Yes, it doesn’t quite have the flashy electronics of the new Grand Cherokee or all the bells and whistles of the luxury brand, but my feeling is that GM-dedicated buyers not quite ready to commit to the increasingly tall cash required for a full-sized SUV will find the Traverse an appealing choice.

A big part of that is the vehicle’s size, which is big enough to require a bit of planning in parking spots but not outrageous. The trade-off is an absolutely massive 98.2 cubic feet of cargo space if you drop both the second-row captain’s chairs and the third row.

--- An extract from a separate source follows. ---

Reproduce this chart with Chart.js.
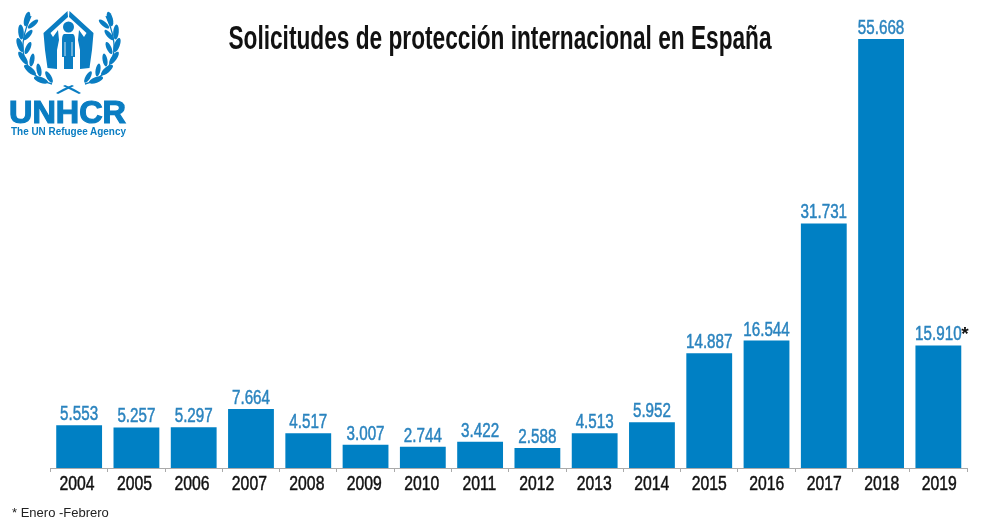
<!DOCTYPE html>
<html>
<head>
<meta charset="utf-8">
<script src="https://cdn.jsdelivr.net/npm/chart.js@4/dist/chart.umd.min.js"></script>
<style>
body { margin: 0; background: #fff; }
#wrap { position: relative; width: 1000px; height: 528px; overflow: hidden; }
#logo { position: absolute; left: 0; top: 0; }
</style>
</head>
<body>
<div id="wrap">
<canvas id="solicitudes" width="1000" height="528"></canvas>
<svg id="logo" width="140" height="145" viewBox="0 0 140 145" fill="#0a7dc2">
  <defs>
    <g id="mitad">
      <!-- hand and roof -->
      <path d="M67.5 11 L43.5 33 L45 50 L47.5 68 L57 69 L57 50 L59 40 L58 30 L53 37 L50.5 33 L68 17 Z"/>
      <!-- laurel -->
      <path d="M52 84 Q30 78 24 56 Q20 40 31 16" fill="none" stroke="#0a7dc2" stroke-width="1.3"/>
      <ellipse cx="27" cy="19" rx="2.8" ry="7.5" transform="rotate(15 27 19)"/>
      <ellipse cx="21" cy="32" rx="2.8" ry="7.5" transform="rotate(-5 21 32)"/>
      <ellipse cx="20" cy="45" rx="2.8" ry="7.5" transform="rotate(-20 20 45)"/>
      <ellipse cx="23" cy="58" rx="2.8" ry="7.5" transform="rotate(-35 23 58)"/>
      <ellipse cx="30" cy="70" rx="2.8" ry="7.5" transform="rotate(-50 30 70)"/>
      <ellipse cx="41" cy="80" rx="2.8" ry="7.5" transform="rotate(-70 41 80)"/>
      <ellipse cx="33" cy="24" rx="2.4" ry="6.5" transform="rotate(50 33 24)"/>
      <ellipse cx="28" cy="35" rx="2.4" ry="6.5" transform="rotate(40 28 35)"/>
      <ellipse cx="28" cy="48" rx="2.4" ry="6.5" transform="rotate(25 28 48)"/>
      <ellipse cx="32" cy="60" rx="2.4" ry="6.5" transform="rotate(10 32 60)"/>
      <ellipse cx="39" cy="70" rx="2.4" ry="6.5" transform="rotate(-10 39 70)"/>
      <ellipse cx="49" cy="77" rx="2.4" ry="6.5" transform="rotate(-30 49 77)"/>
    </g>
  </defs>
  <use href="#mitad"/>
  <use href="#mitad" transform="translate(137,0) scale(-1,1)"/>
  <!-- person -->
  <circle cx="68.5" cy="27" r="5.5"/>
  <path d="M64 34 H73 Q75 35 75 40 V57 H73 V69 H64 V57 H62 V40 Q62 35 64 34 Z"/>
  <path d="M65 42 V56 M72 42 V56" stroke="#fff" stroke-width="0.8"/>
  <!-- crossed stems -->
  <path d="M56 93 Q64 88 72 85 L74 86 Q66 90 58 94 Z"/>
  <path d="M81 93 Q73 88 65 85 L63 86 Q71 90 79 94 Z"/>
  <text x="9" y="123" font-family="Liberation Sans" font-weight="700" font-size="32" textLength="117" lengthAdjust="spacingAndGlyphs" stroke="#0a7dc2" stroke-width="1.2">UNHCR</text>
  <text x="11" y="135" font-family="Liberation Sans" font-weight="700" font-size="10.5" textLength="115" lengthAdjust="spacingAndGlyphs">The UN Refugee Agency</text>
</svg>
</div>
<script>
"use strict";
var years = ["2004", "2005", "2006", "2007", "2008", "2009", "2010", "2011", "2012", "2013", "2014", "2015", "2016", "2017", "2018", "2019"];
var solicitudes = [5553, 5257, 5297, 7664, 4517, 3007, 2744, 3422, 2588, 4513, 5952, 14887, 16544, 31731, 55668, 15910];
var chartTitle = "Solicitudes de protección internacional en España";
var footnote = "* Enero -Febrero";
var starredYear = "2019";

var barBlue = "#0080c4";
var labelBlue = "#2b84bf";
var sans = "'Liberation Sans'";

function miles(v) {
    return String(v).replace(/\B(?=(\d{3})+$)/g, ".");
}

// squeezes text horizontally, the original face is narrower than anything installed
function squeezed(ctx, text, x, y, font, color, sx, align, thicken) {
    ctx.save();
    ctx.font = font;
    ctx.fillStyle = color;
    ctx.textAlign = align;
    ctx.textBaseline = "alphabetic";
    ctx.translate(x, y);
    ctx.scale(sx, 1);
    ctx.fillText(text, 0, 0);
    if (thicken) {
        ctx.strokeStyle = color;
        ctx.lineWidth = thicken;
        ctx.strokeText(text, 0, 0);
    }
    ctx.restore();
}

var textPlugin = {
    id: "textos",
    afterDraw: function (chart) {
        var ctx = chart.ctx;
        var xScale = chart.scales.x;
        chart.getDatasetMeta(0).data.forEach(function (bar, i) {
            squeezed(ctx, miles(solicitudes[i]), bar.x, bar.y - 5, "20px " + sans, labelBlue, 0.76, "center", 0.5);
            if (years[i] === starredYear) {
                squeezed(ctx, "*", bar.x + 23, bar.y - 5, "bold 19px " + sans, "#111", 1, "left");
            }
        });
        // year labels, taken from the scale
        xScale.ticks.forEach(function (tick, i) {
            var tx = xScale.getPixelForTick(i) + (i - 11) * 0.2;
            squeezed(ctx, tick.label, tx, 490, "21px " + sans, "#111", 0.75, "center", 0.5);
        });
        squeezed(ctx, chartTitle, 500, 49, "bold 34px " + sans, "#111", 0.667, "center");
        squeezed(ctx, footnote, 12, 517, "13px " + sans, "#222", 1, "left");
    }
};

var myBarChart = new Chart(document.getElementById("solicitudes"), {
    type: "bar",
    plugins: [textPlugin],
    data: {
        labels: years,
        datasets: [
        {
            data: solicitudes,
            backgroundColor: barBlue,
            barPercentage: 0.8,
            categoryPercentage: 1,
        }
        ],
    },
    options: {
        responsive: false,
        animation: false,
        layout: {
            padding: { left: 50.5, right: 33, top: 39, bottom: 0 },
        },
        plugins: {
            legend: { display: false },
            tooltip: { enabled: false },
        },
        scales: {
            y: {
                display: false,
                min: 0,
                max: 55668,
            },
            x: {
                afterFit: function (scale) { scale.height = 60; },
                border: { color: "#aaaaaa", width: 1 },
                grid: {
                    drawOnChartArea: false,
                    drawTicks: true,
                    tickLength: 4,
                    color: "#aaaaaa",
                },
                ticks: {
                    color: "rgba(0,0,0,0)",
                    padding: 1,
                    maxRotation: 0,
                    autoSkip: false,
                    font: { family: sans, size: 12 },
                },
            },
        },
    },
});
</script>
</body>
</html>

That provided super-easy room for myself, two passengers and an entire load of ski gear, or can be configured to provide quite comfortable, sliding second-row seating and kid-sized third-row seating for seven total, with those widely spaced second-row seats. There’s also a large, self-contained storage tub under the rear deck.

I also remain pleased by what is apparently Traverse’s sole engine option, a 3.6-liter V-6 that produces a useful, Chevy-worthy 310 horsepower. Front-wheel-drive models can get as much as 27 mpg on the highway; my AWD machine wavered at 22-25 mpg, depending on my driving.

The switchable AWD system is controlled by a large knob on the lower console, with a standard 2WD mode and off-road setting, though I would keep it set for AWD on all but the driest roads.

I found that the nine-speed transmission shifts so accurately at times that it felt like a turbocharged vehicle, and a toggle on the shifter allowed manual downshifts going down the passes.

Seating is broad and flat and a little more flashily rendered on the RS model, with interior details highlighted with lots of glossy plasticated metal and chrome as well as oodles of gloss black underneath a very flat dash.

The comprehensive Chevy Safety Assist package now comes as a standard feature on all Traverse models, with lane keep assist, front emergency braking and pedestrian braking. A buzzing seat alert and adaptive cruise control are available on higher-level models.